Director's Cut (2024) by Don Capria


Director: Don Capria
Year: 2024
Country: USA
Alternate Titles: N/A
Genre: Slasher

Plot:
Desperate to regain their image, a young rock band looking to overcome a personal tragedy in their history decides to shoot a controversial music video to help raise awareness for their comeback, but the longer they stay there the more his unhinged tactics make them question his true motives.

Review:

This was a decent enough genre effort. Among the better features here is the strong and overall enjoyable setup that allows for this one to stay on a solid enough note. The initial history of the band’s backstory involving the personal tragedy, the different idiosyncrasies about how they perform and write music, and the struggle with trying to get the band back on track after a series of setbacks offers a fine enough motivation for taking the offer to shoot the video. This gets them out to the house which is a moody, atmospheric piece that is the perfect type of setting for something like this to happen based on these initial early beats all set out by the strong starting point. Even once they’re there, the atmosphere and strangeness of what’s going on make for some intriguing ideas as for how things play out here with the way the shoot goes on.
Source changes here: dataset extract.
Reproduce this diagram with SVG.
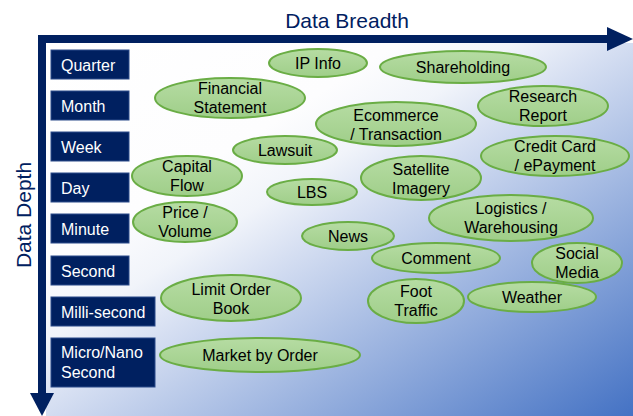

However, once the starting point has been established, almost nothing of any interest happens for long stretches of the film. Featuring no shortage of scenes inovlving the group going through the motions of deciding what they’re doing, how they’re interacting when they arrive at the house, or the series of personal inflections coming to pass while they prepare for the shoot to the point that it’s just bland and dull waiting for things to happen. When it does start happening, the idea of what’s going on with taking out the band one by one under the pretense of shooting the scenes for the video but turning into gruesome torture sequences that showcase more stupidity than anything in letting everything get to the point it odes before they catch onto the plan since it’s so obvious there’s no real surprise at all. It does undermine this just enough to hold this down overall.


Overview: **.5/5
A generally flawed if somewhat watchable genre effort, this one comes off rather nicely at times but also has some generally problematic factors that bring this down quite a bit. Those that appreciate this kind of style or are intrigued by it will have the most to like here while most others out there turned off by these factors should heed caution with it.